If you definitely want to use RStan I recommend not using the stan() function for this and instead using stan_model() to compile the model and then sampling() to run MCMC repeatedly with different datasets. Something like this:

model <- stan_model(file)
fits <- list()
for (n in 1:seq_along(datasets)) {
  fits[[n]] <- sampling(model, data = datasets[[n]]) 
}

Although perhaps you’re already doing that. If the issue is running out of space when using RStan you could try Looping over many fits fills hard drive - #4 by sweenejo.

And, like @Bob_Carpenter said, it could be that in this particular case the issue isn’t the looping but that you’re running into some other issue, e.g. with specific seeds.

1 Like

I don’t think the problem is the loop anymore. The Stan file is shown below

data {
  int<lower=0> N;
  int<lower=0> n;
  int<lower=0> n_min;
  real<lower=0> a;
  real<lower=0> b;
}
parameters{
  real<lower=0,upper=1> lambda;
}
model{
  n ~ binomial(N, lambda);
  target+= - binomial_lccdf(n_min| N, lambda);
  //priors
  lambda ~ beta(a,b);
  print(lambda);
}

I tried running the Stan model with the following data and code:

a0=9; b0=2
set.seed(1)
lambda_init = rbeta(1,a0,b0)

model_trunc = stan_model(file="binomial_trunc.stan")
stan_list_trunc = list(N=25, n= 19, n_min = 17,a=9,b=2)
run_model_trunc = sampling(model_trunc, data = stan_list_trunc,iter =10000, chains = 1, init = list(list(lambda = lambda_init)), seed = 1)
  

The problem seems to arise when the chain gets stuck around 0 and it cannot seem to escape.

Chain 1: 0.744908

Chain 1: 0.963514

Chain 1: 1e-15

Chain 1: 1e-15

Chain 1: 0.999999

Chain 1: 1e-15

Chain 1: 1e-15

Chain 1: 1e-15

Chain 1: 1e-15

But the code runs fine on my laptop but not on the high performance computer that I am trying to run the code on. Strange.

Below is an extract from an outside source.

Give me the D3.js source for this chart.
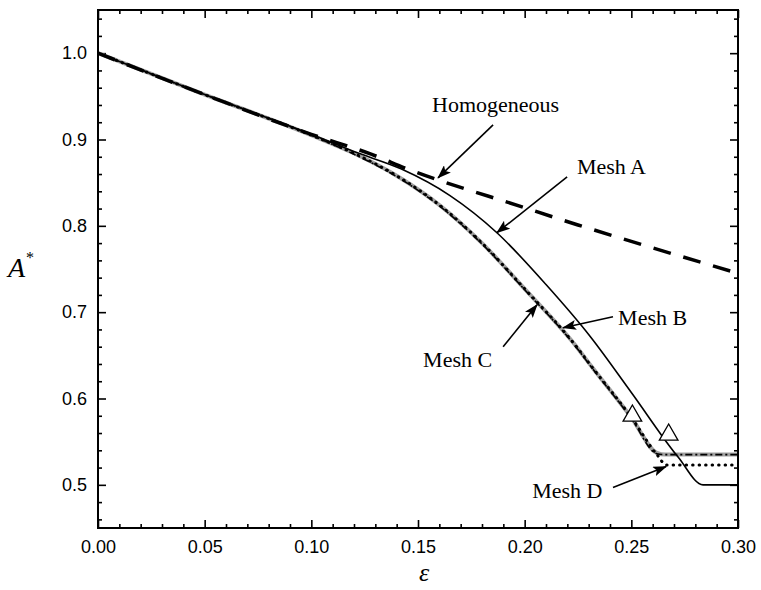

I think your LCCDF needs to be n_min - 1, because the CCDF is the probability that a value is strictly greater, i.e., \text{CCDF} = 1 - \Pr[n \leq n^\text{min}] = \Pr[n > n^\text{min}]. We deal with that finagling for you if you use the truncation notation,

n ~ binomial(N, lambda) T[n_min, ];

For example, for the truncated distribution statement

4 ~ binomial(5, lambda) T[2, ];

here’s the C++ that gets generated on the back end:

        lp_accum__.add(stan::math::binomial_lpmf<propto__>(4, 5, lambda));
        current_statement__ = 3;
        if (stan::math::logical_lt(4, 2)) {
          current_statement__ = 3;
          lp_accum__.add(stan::math::negative_infinity());
        } else {
          current_statement__ = 3;
          lp_accum__.add(-(stan::math::binomial_lccdf((2 - 1), 5, lambda)));
        }

lp_accum__ is the target density accumulator. First, it adds the binomial part. Second it checks consistency. Then it uses 2 - 1 rather than 2 in the binomial LCCDF call.

With this model, I’d suggest constraining n to have <lower=n_min> to make sure the data’s actually consistent with what you have. Also, it’s going to be challenging to fit a model like this with a single data point.

1 Like

Good spot. It should have been n_min - 1.

Just to confirm. My data can take the values [n_min, ..., n]. I.e., n_min is an allowed value. Does the truncation T[n_min,] mean that it will sample n > n_{min} or n \geq n_{min}?

The truncation is inclusive, so T[min, ] for a discrete distribution means the value will be greater than or equal to min. That’s why it does the - 1 in the generated code.